Only he is responsible for his use.. and believe me the excuses I gave my hubby sky rocketed out of dimension and time as we know it

No one, including you can "save" him from his addiction. Only he can decide to stay healthy and stop being literally "led by the nose" by his urges for cocaine.

The more important issue is whether or not you want to live with an active user who will tell you a thousand times he's gonna stop and not be able to. It's been more than 4 years since I've used cocaine and I am continually shocked yet grateful that my husband put up with any part of it. Jeez, I wouldn't have if he did it to me. Well, funny how love works it's miracles! An important personal footnote is that I didn't take becoming clean and sober seriously until he took leaving me seriously!

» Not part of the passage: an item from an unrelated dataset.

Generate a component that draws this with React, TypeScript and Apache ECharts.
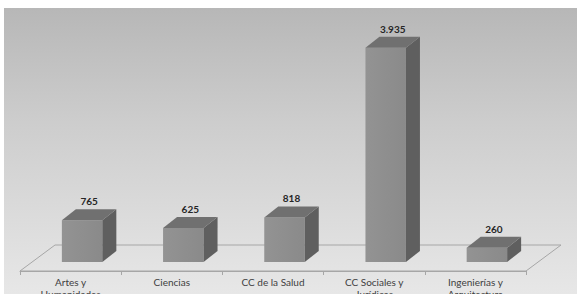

I am glad he did because that's what it took for me to clean up my act and grow up!

Wish you the best of luck and want you to know that there's nothing wrong with telling both him and the rest of the world that you don't want an addict for a life's partner. It isn't easy but we are talking about YOUR life and what YOU want.. the rest is what he wants and it's doesn't have to be conditional either.

Keep in touch, lots of great people here that have walked in your moccasins!